Il y eut encore moins de « politique allemande » de la France, au sens de politique indépendante ou autonome. Depuis 1948 et la création de la « Trizone », sous la pression américaine, la France a abdiqué toute autonomie en Allemagne Occidentale : Washington lui a interdit de prélever toute réparation (dans l’usine BASF de Ludwigshafen où elle avait conserve tout le haut personnel hitlérien de l’IG Farben etc.). Tout a marché du même pas. Il n’y a jamais eu, malgré les proclamations, de « politique allemande », et c’est une des raisons du départ volontaire de Charles De Gaulle en janvier 1946, bien qu’il ait prétendu que la France avait des garanties « sur le Rhin ». De Gaulle a formellement résisté, il a souvent dit "non", mais quand vous regardez les dossiers économiques du Quai d’Orsay, vous vous rendez bien compte que la politique de la France, même sous sa gestion, était sans rapport avec ses proclamations : son pays, à l’intérieur de la sphère d’influence américaine, n’avait pas les moyens de les mettre en œuvre. 
Logiquement, les choses allèrent même, la France ayant été vaincue et non victorieuse, beaucoup plus vite qu’avant la Deuxième Guerre mondiale. Et ce, alors même que Washington avait un besoin impératif de Paris pour faire passer sa politique allemande. Rien ne l’illustre mieux que l’abdication militaire si peu de temps après une Occupation nettement plus ample, cruelle et coûteuse que de 1914 à 1918 : de fait, cinq ans après la fin de la guerre, officiellement neuf ans. Imagine-t-on la France abandonnant toutes les clauses économiques de Versailles en 1923 (c’est le sens de la CECA en 1950) et toutes ses clauses politico-militaires en 1927 (réarmement officiel d’octobre 1954 au traité de Paris – caution française indispensable). Et ce que j’ai dit pour septembre 1944-janvier 1946 vaut pour 1958-1969.

german-foreign-policy.com : Le résultat fut l’intégration européenne. Qu’est-ce qu’elle a signifié pour la France ?

Annie Lacroix-Riz : L’adhésion officielle à la politique soustrayant l’Allemagne (occidentale mais appelée à devenir l’Allemagne réunifiée) aux conséquences de sa défaite de 1945. L’intégration européenne fut comprise et analysée comme telle, malgré les grands discours sur « l’Europe » réconciliée.
 Le discours du 9 mai 1950 de Robert Schuman (homme-lige de Washington qui l’imposa comme son ministre des Affaires étrangères de 1948 à 1952) succéda à des années de pressions américaines, relayées par l’ambassadeur de France à Washington, Henri Bonnet (1945-1955, devenu à sa retraite administrateur de nombre de majors pétrolières, américaines comprises) : Bonnet n’avait cessé de prôner, à Bidault aussi (prédécesseur de Schuman) l’intégration de l’Allemagne occidentale au projet « européen » des États-Unis, la renonciation à toute résistance, etc.
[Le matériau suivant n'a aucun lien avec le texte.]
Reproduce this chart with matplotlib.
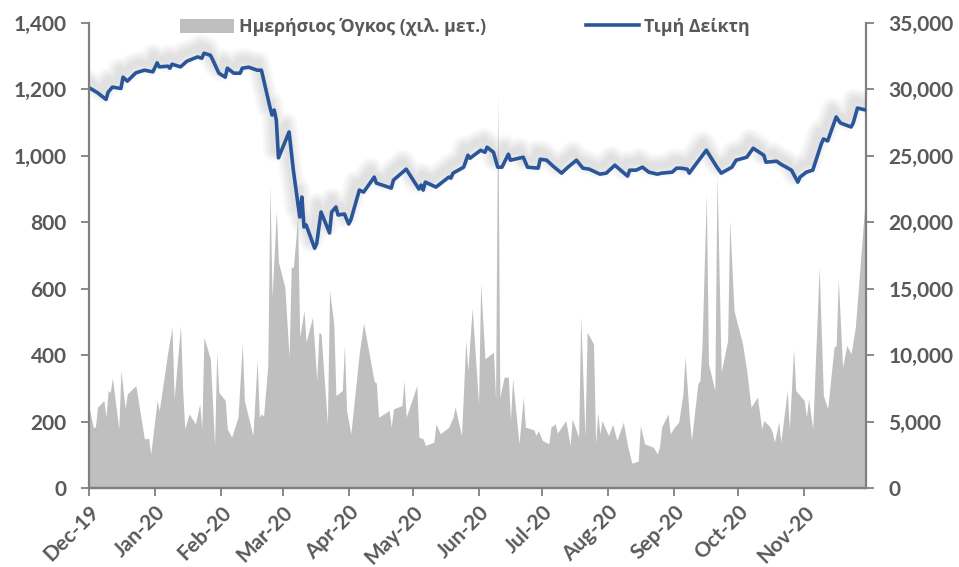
import pandas as pd
import matplotlib
matplotlib.use("Agg")
import matplotlib.pyplot as plt
import matplotlib.patheffects as pe
from matplotlib.ticker import FuncFormatter, MultipleLocator

# Τιμή Δείκτη (αριστερός άξονας)
idx_dates = [
    "2019-12-01", "2019-12-03", "2019-12-05", "2019-12-09", "2019-12-10", "2019-12-12",
    "2019-12-16", "2019-12-17", "2019-12-19", "2019-12-23", "2019-12-27", "2019-12-31",
    "2020-01-02", "2020-01-03", "2020-01-07", "2020-01-08", "2020-01-09", "2020-01-13",
    "2020-01-16", "2020-01-21", "2020-01-23", "2020-01-24", "2020-01-27", "2020-01-28",
    "2020-01-31", "2020-02-03", "2020-02-04", "2020-02-07", "2020-02-10", "2020-02-11",
    "2020-02-14", "2020-02-18", "2020-02-20", "2020-02-24", "2020-02-25", "2020-02-26",
    "2020-02-27", "2020-02-28", "2020-03-04", "2020-03-06", "2020-03-09", "2020-03-10",
    "2020-03-11", "2020-03-12", "2020-03-16", "2020-03-17", "2020-03-19", "2020-03-23",
    "2020-03-24", "2020-03-26", "2020-03-27", "2020-03-30", "2020-04-01", "2020-04-02",
    "2020-04-06", "2020-04-08", "2020-04-13", "2020-04-14", "2020-04-21", "2020-04-22",
    "2020-04-28", "2020-05-04", "2020-05-05", "2020-05-06", "2020-05-07", "2020-05-12",
    "2020-05-18", "2020-05-19", "2020-05-20", "2020-05-25", "2020-05-27", "2020-05-28",
    "2020-06-02", "2020-06-04", "2020-06-05", "2020-06-08", "2020-06-10", "2020-06-12",
    "2020-06-15", "2020-06-16", "2020-06-22", "2020-06-24", "2020-06-29", "2020-06-30",
    "2020-07-03", "2020-07-06", "2020-07-10", "2020-07-13", "2020-07-17", "2020-07-20",
    "2020-07-23", "2020-07-27", "2020-07-28", "2020-07-31", "2020-08-04", "2020-08-10",
    "2020-08-11", "2020-08-14", "2020-08-17", "2020-08-20", "2020-08-24", "2020-08-26",
    "2020-08-31", "2020-09-02", "2020-09-04", "2020-09-07", "2020-09-08", "2020-09-09",
    "2020-09-16", "2020-09-21", "2020-09-23", "2020-09-28", "2020-09-30", "2020-10-05",
    "2020-10-08", "2020-10-13", "2020-10-14", "2020-10-19", "2020-10-21", "2020-10-26",
    "2020-10-29", "2020-10-30", "2020-11-02", "2020-11-05", "2020-11-09", "2020-11-10",
    "2020-11-12", "2020-11-16", "2020-11-18", "2020-11-23", "2020-11-24", "2020-11-26",
    "2020-11-30",
]
idx_values = [
    1205, 1198, 1190, 1170, 1192, 1207,
    1203, 1237, 1225, 1250, 1258, 1253,
    1280, 1268, 1270, 1264, 1276, 1268,
    1285, 1298, 1294, 1309, 1303, 1291,
    1249, 1237, 1264, 1249, 1249, 1264,
    1267, 1258, 1258, 1147, 1123, 1138,
    1108, 994, 1072, 957, 816, 876,
    786, 792, 722, 737, 831, 768,
    831, 846, 822, 825, 795, 807,
    897, 891, 936, 918, 903, 927,
    960, 900, 912, 897, 921, 906,
    936, 933, 948, 966, 1002, 993,
    1017, 1011, 1026, 1011, 966, 966,
    1005, 987, 996, 966, 963, 990,
    987, 969, 948, 966, 987, 963,
    960, 948, 945, 948, 972, 939,
    957, 957, 966, 951, 945, 948,
    951, 963, 963, 960, 948, 957,
    1017, 966, 948, 966, 987, 996,
    1023, 1002, 981, 984, 975, 957,
    921, 936, 951, 957, 1036, 1051,
    1045, 1117, 1099, 1087, 1099, 1144,
    1138,
]

# Ημερήσιος Όγκος (δεξιός άξονας)
vol_dates = [
    "2019-12-01", "2019-12-03", "2019-12-04", "2019-12-05", "2019-12-08", "2019-12-09",
    "2019-12-10", "2019-12-11", "2019-12-12", "2019-12-15", "2019-12-16", "2019-12-18",
    "2019-12-19", "2019-12-23", "2019-12-27", "2019-12-29", "2019-12-30", "2020-01-02",
    "2020-01-03", "2020-01-07", "2020-01-09", "2020-01-10", "2020-01-13", "2020-01-14",
    "2020-01-15", "2020-01-17", "2020-01-20", "2020-01-22", "2020-01-23", "2020-01-24",
    "2020-01-27", "2020-01-29", "2020-01-30", "2020-01-31", "2020-02-03", "2020-02-04",
    "2020-02-06", "2020-02-09", "2020-02-11", "2020-02-12", "2020-02-16", "2020-02-18",
    "2020-02-19", "2020-02-20", "2020-02-21", "2020-02-23", "2020-02-24", "2020-02-25",
    "2020-02-27", "2020-02-28", "2020-03-02", "2020-03-04", "2020-03-05", "2020-03-06",
    "2020-03-08", "2020-03-09", "2020-03-11", "2020-03-12", "2020-03-15", "2020-03-17",
    "2020-03-18", "2020-03-19", "2020-03-22", "2020-03-23", "2020-03-25", "2020-03-26",
    "2020-03-29", "2020-03-30", "2020-03-31", "2020-04-02", "2020-04-06", "2020-04-08",
    "2020-04-13", "2020-04-14", "2020-04-15", "2020-04-20", "2020-04-21", "2020-04-22",
    "2020-04-26", "2020-04-27", "2020-04-28", "2020-05-03", "2020-05-04", "2020-05-06",
    "2020-05-07", "2020-05-11", "2020-05-12", "2020-05-14", "2020-05-18", "2020-05-20",
    "2020-05-21", "2020-05-24", "2020-05-26", "2020-05-27", "2020-05-29", "2020-06-01",
    "2020-06-02", "2020-06-04", "2020-06-08", "2020-06-09", "2020-06-10", "2020-06-11",
    "2020-06-13", "2020-06-15", "2020-06-16", "2020-06-17", "2020-06-20", "2020-06-22",
    "2020-06-23", "2020-06-27", "2020-06-28", "2020-06-29", "2020-07-01", "2020-07-04",
    "2020-07-05", "2020-07-07", "2020-07-08", "2020-07-12", "2020-07-14", "2020-07-15",
    "2020-07-18", "2020-07-19", "2020-07-21", "2020-07-22", "2020-07-25", "2020-07-26",
    "2020-07-27", "2020-07-28", "2020-07-29", "2020-08-01", "2020-08-03", "2020-08-05",
    "2020-08-08", "2020-08-10", "2020-08-12", "2020-08-15", "2020-08-16", "2020-08-18",
    "2020-08-20", "2020-08-22", "2020-08-24", "2020-08-25", "2020-08-26", "2020-08-29",
    "2020-08-30", "2020-09-01", "2020-09-03", "2020-09-05", "2020-09-06", "2020-09-08",
    "2020-09-09", "2020-09-12", "2020-09-13", "2020-09-14", "2020-09-16", "2020-09-17",
    "2020-09-20", "2020-09-21", "2020-09-23", "2020-09-26", "2020-09-27", "2020-09-29",
    "2020-10-03", "2020-10-05", "2020-10-07", "2020-10-10", "2020-10-12", "2020-10-13",
    "2020-10-16", "2020-10-17", "2020-10-18", "2020-10-20", "2020-10-21", "2020-10-24",
    "2020-10-25", "2020-10-27", "2020-10-28", "2020-11-01", "2020-11-02", "2020-11-03",
    "2020-11-05", "2020-11-08", "2020-11-10", "2020-11-12", "2020-11-15", "2020-11-16",
    "2020-11-17", "2020-11-19", "2020-11-21", "2020-11-23", "2020-11-25", "2020-11-29",
    "2020-11-30",
]
vol_values = [
    6100, 4580, 4580, 6080, 6600, 5330,
    7340, 7200, 8300, 4450, 8840, 5960,
    7090, 7710, 3700, 3750, 2570, 6590,
    5830, 10220, 12100, 6710, 12230, 7340,
    4450, 5580, 4830, 6340, 4450, 11350,
    9720, 3200, 10220, 7210, 6590, 4450,
    3820, 5330, 10850, 6590, 3950, 9600,
    5330, 5580, 5400, 9220, 22770, 14360,
    20880, 17000, 15110, 9850, 16620, 16620,
    20260, 11350, 13360, 10980, 12860, 8090,
    11730, 11600, 4830, 14870, 12360, 6960,
    7340, 10730, 5830, 4080, 10220, 12420,
    8000, 7900, 5330, 5830, 4580, 5960,
    6210, 8090, 5330, 7710, 3820, 3700,
    3200, 3450, 4830, 4080, 4580, 5330,
    6080, 3950, 11100, 8840, 13550, 6340,
    15370, 9720, 10220, 6710, 29600, 6840,
    8340, 8340, 5080, 8220, 3330, 6840,
    4580, 4380, 3950, 4330, 3580, 3330,
    4580, 4830, 4130, 5080, 3200, 5210,
    3820, 12980, 3880, 11730, 10850, 3330,
    5710, 4080, 5080, 3950, 4780, 3580,
    4950, 3200, 1870, 2020, 4700, 3330,
    3200, 3070, 2570, 3070, 4580, 5580,
    4080, 4580, 4950, 7090, 9900, 5330,
    3580, 7840, 8090, 10850, 22140, 9350,
    7340, 23650, 8720, 11100, 20130, 13360,
    10850, 8800, 6080, 6840, 4450, 5080,
    4580, 4200, 3450, 4950, 3450, 7340,
    4450, 10480, 7340, 6590, 5330, 6710,
    4450, 16620, 6960, 5960, 10600, 10730,
    15750, 9090, 10730, 10100, 12110, 20380,
    22400,
]

month_starts = pd.date_range("2019-12-01", "2020-11-01", freq="MS")

gray_txt = "#595959"
axis_col = "#808080"
blue = "#2A5699"
fill_col = "#BFBFBF"

plt.rcParams["font.family"] = ["Lato", "Open Sans", "DejaVu Sans"]
plt.rcParams["font.weight"] = "bold"

fig = plt.figure(figsize=(9.59, 5.67), dpi=100)
ax = fig.add_axes([0.0928, 0.1393, 0.8102, 0.8201])
ax2 = ax.twinx()

vd = pd.to_datetime(vol_dates)
ax2.fill_between(vd, 0, vol_values, color=fill_col, linewidth=0,
                 label="Ημερήσιος Όγκος (χιλ. μετ.)")

# θολή σκιά πάνω-αριστερά από τη γραμμή
shadow = [pe.SimpleLineShadow(offset=(-2.5, 5.5), shadow_color="black",
                              alpha=0.025, linewidth=w) for w in (17, 14, 11, 8, 5)]
ax.plot(pd.to_datetime(idx_dates), idx_values, color=blue, lw=2.6,
        solid_joinstyle="round", path_effects=shadow + [pe.Normal()])
# χωρίς σκιά για το υπόμνημα
line_handle, = ax.plot([], [], color=blue, lw=2.6)

ax.set_zorder(ax2.get_zorder() + 1)
ax.patch.set_visible(False)

ax.set_xlim(pd.Timestamp("2019-12-01"), pd.Timestamp("2020-11-30"))
ax.set_ylim(0, 1400)
ax2.set_ylim(0, 35000)
ax.yaxis.set_major_locator(MultipleLocator(200))
ax2.yaxis.set_major_locator(MultipleLocator(5000))
ax.yaxis.set_major_formatter(FuncFormatter(lambda v, p: f"{v:,.0f}"))
ax2.yaxis.set_major_formatter(FuncFormatter(lambda v, p: f"{v:,.0f}"))

ax.set_xticks(month_starts)
ax.set_xticklabels([d.strftime("%b-%y") for d in month_starts], rotation=45,
                   ha="right", rotation_mode="anchor")

for a in (ax, ax2):
    for s in a.spines.values():
        s.set_color(axis_col)
        s.set_linewidth(1.6)
    a.spines["top"].set_visible(False)
    a.tick_params(colors=axis_col, labelcolor=gray_txt, labelsize=15,
                  length=6, width=1.3)
ax.spines["right"].set_visible(False)
ax2.spines["left"].set_visible(False)
ax.tick_params(axis="y", pad=10)
ax2.tick_params(axis="y", pad=10)
ax.tick_params(axis="x", pad=4)

h1, l1 = ax2.get_legend_handles_labels()
leg = ax.legend(h1 + [line_handle], l1 + ["Τιμή Δείκτη"], loc="upper center",
                bbox_to_anchor=(0.484, 1.045), ncol=2, frameon=False,
                handlelength=3.0, handleheight=0.9, columnspacing=5.6,
                handletextpad=0.3,
                prop={"family": ["Open Sans", "DejaVu Sans"], "weight": "bold", "size": 12.8})
for t in leg.get_texts():
    t.set_color(gray_txt)

fig.savefig("out.png", dpi=100)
Le 9 mai 1950, quand Schuman lança sa Communauté européenne du charbon et de l’acier, célébrée par les « milieux bien informés » comme la résurrection du cartel international de l’acier de 1926, on annonça à la population que règnerait la paix générale, grâce aux « hommes des Marches », Schuman, Adenauer, Gasperi (dont on enjoliva considérablement le passé fasciste ou nazi), que le Comité des Forges et ses marchands de canons étaient vaincus, que l’industrie lourde deviendrait pacifique, etc.

Or, le 10 mai,

 1. Schuman devait aller à la conférence de Londres pour une des premières reunions de l’OTAN (organisation militaire du Pacte atlantique signé en avril 1949), où Washington (avec le soutien britannique) lui poserait officiellement la question de la reconstitution stricto sensu de l’armée allemande : pour utiliser « les nombreuses générations bien aguerries de la Wehrmacht » avait expliqué Bonnet le 19 mars 1949. Le tapage sur la CECA permit de différer cette étape officielle du réarmement de la RFA.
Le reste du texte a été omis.